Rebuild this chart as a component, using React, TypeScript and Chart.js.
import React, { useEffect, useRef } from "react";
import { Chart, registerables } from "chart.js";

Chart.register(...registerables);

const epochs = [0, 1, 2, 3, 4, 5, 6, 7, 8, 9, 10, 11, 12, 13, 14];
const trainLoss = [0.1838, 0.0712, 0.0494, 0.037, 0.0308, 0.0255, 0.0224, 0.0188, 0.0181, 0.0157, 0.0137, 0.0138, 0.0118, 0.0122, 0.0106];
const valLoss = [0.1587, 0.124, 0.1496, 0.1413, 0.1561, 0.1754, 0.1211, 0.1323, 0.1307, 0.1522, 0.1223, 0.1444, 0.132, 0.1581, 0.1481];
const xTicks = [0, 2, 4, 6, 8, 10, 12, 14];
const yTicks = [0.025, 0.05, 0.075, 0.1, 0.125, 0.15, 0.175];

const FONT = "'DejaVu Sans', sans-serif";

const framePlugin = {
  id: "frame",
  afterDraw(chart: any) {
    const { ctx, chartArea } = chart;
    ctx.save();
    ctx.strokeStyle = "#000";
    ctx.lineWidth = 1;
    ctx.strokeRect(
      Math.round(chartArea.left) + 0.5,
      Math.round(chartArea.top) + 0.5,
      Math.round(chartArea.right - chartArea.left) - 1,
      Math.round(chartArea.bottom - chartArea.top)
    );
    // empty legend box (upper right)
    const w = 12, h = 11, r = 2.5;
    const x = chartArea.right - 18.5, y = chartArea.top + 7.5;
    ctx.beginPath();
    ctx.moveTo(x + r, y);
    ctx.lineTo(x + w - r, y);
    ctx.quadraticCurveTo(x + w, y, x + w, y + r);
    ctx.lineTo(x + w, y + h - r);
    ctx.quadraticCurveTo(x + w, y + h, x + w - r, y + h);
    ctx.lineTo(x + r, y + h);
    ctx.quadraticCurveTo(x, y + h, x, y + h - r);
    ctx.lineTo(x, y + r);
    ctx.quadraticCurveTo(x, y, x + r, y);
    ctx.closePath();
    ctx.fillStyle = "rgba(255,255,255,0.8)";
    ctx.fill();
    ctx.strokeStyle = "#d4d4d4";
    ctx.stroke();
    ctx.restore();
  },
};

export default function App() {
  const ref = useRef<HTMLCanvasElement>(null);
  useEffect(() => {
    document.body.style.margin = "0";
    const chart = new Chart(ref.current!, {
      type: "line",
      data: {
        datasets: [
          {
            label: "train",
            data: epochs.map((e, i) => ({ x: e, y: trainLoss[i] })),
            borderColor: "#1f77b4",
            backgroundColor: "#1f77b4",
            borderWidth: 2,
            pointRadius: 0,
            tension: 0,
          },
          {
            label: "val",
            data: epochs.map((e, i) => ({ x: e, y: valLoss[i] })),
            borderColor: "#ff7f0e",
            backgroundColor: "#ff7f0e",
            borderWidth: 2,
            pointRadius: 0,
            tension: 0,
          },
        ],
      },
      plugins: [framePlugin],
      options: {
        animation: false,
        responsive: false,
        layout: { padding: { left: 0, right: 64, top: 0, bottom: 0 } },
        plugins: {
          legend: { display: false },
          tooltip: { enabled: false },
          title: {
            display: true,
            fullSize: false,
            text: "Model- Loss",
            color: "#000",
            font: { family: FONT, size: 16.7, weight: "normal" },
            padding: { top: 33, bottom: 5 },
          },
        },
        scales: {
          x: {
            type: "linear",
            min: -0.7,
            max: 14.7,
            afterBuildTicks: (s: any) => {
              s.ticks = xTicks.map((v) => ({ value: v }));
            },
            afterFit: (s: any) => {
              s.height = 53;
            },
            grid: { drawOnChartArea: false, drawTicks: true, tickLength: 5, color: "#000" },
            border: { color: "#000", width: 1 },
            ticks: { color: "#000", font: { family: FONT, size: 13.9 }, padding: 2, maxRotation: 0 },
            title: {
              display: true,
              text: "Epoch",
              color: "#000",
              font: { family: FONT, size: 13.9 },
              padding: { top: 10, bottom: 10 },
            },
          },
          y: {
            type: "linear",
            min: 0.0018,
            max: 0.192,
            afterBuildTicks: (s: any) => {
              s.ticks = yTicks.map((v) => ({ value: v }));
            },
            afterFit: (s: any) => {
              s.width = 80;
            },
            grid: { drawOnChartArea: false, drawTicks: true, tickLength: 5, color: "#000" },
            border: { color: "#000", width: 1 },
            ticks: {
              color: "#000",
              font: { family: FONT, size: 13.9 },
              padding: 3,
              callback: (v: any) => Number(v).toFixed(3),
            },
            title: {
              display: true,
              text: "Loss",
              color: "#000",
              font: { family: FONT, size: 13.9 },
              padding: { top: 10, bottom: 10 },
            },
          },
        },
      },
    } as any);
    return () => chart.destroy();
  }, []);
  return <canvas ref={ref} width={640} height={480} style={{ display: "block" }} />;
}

• Directive: Exactly repeat the lines running from the top of the listing to the line bearing "Chart.register(...registerables);", both of those lines included, and only them.

• Task solution:
Rebuild this chart as a component, using React, TypeScript and Chart.js.
import React, { useEffect, useRef } from "react";
import { Chart, registerables } from "chart.js";

Chart.register(...registerables);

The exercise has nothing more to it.